# Another Case Study on Bullet Effectiveness



## GCBHM (Mar 24, 2014)

We are always thinking and training to be prepared for the worst. This is a good read for exactly that.

Shooting The Bull | We Bullieve in dispelling Bulloney.


----------



## SouthernBoy (Jun 27, 2007)

All this article shows is that there is no set scenario in a gunfight. Murphy rules here; anything can happen and likely will.

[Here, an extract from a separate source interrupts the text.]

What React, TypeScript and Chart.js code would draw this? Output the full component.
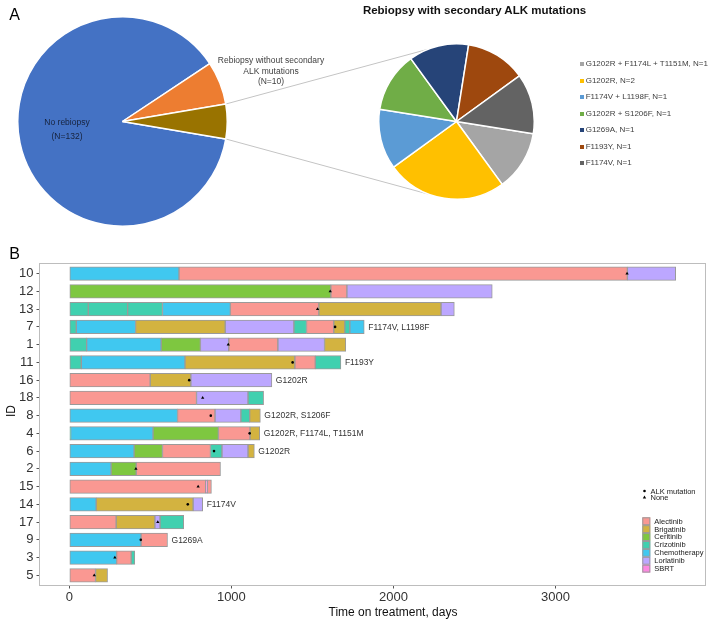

The .40S&W cartridge is a powerful and effective round when chosen in well designed and proven configurations. But the fact of the matter is, nothing is set in stone and anything is open to cause and effect. Training (for consistency and confidence in fire), gun choice (for shooter delivery of rounds to target), and load selection (for the optimum chance of stopping an assailant) are all part of the equation. What took place in this article is more along the lines of the exception as opposed to the rule. I would venture that several well placed .40S&W 165 grain HST's or 165 grain #53970 Gold Dots are going to put Mr. BG on the ground in pretty quick order.


----------



## TAPnRACK (Jan 30, 2013)

The story in this article is another reason to practice some Mozambique Drills.


----------



## GCBHM (Mar 24, 2014)

SouthernBoy said:


> All this article shows is that there is no set scenario in a gunfight. Murphy rules here; anything can happen and likely will.
> 
> The .40S&W cartridge is a powerful and effective round when chosen in well designed and proven configurations. But the fact of the matter is, nothing is set in stone and anything is open to cause and effect. Training (for consistency and confidence in fire), gun choice (for shooter delivery of rounds to target), and load selection (for the optimum chance of stopping an assailant) are all part of the equation. What took place in this article is more along the lines of the exception as opposed to the rule. I would venture that several well placed .40S&W 165 grain HST's or 165 grain #53970 Gold Dots are going to put Mr. BG on the ground in pretty quick order.


Well I think this is what the author is trying to get across. Get the best equipment you can, but don't just rely solely on that.


----------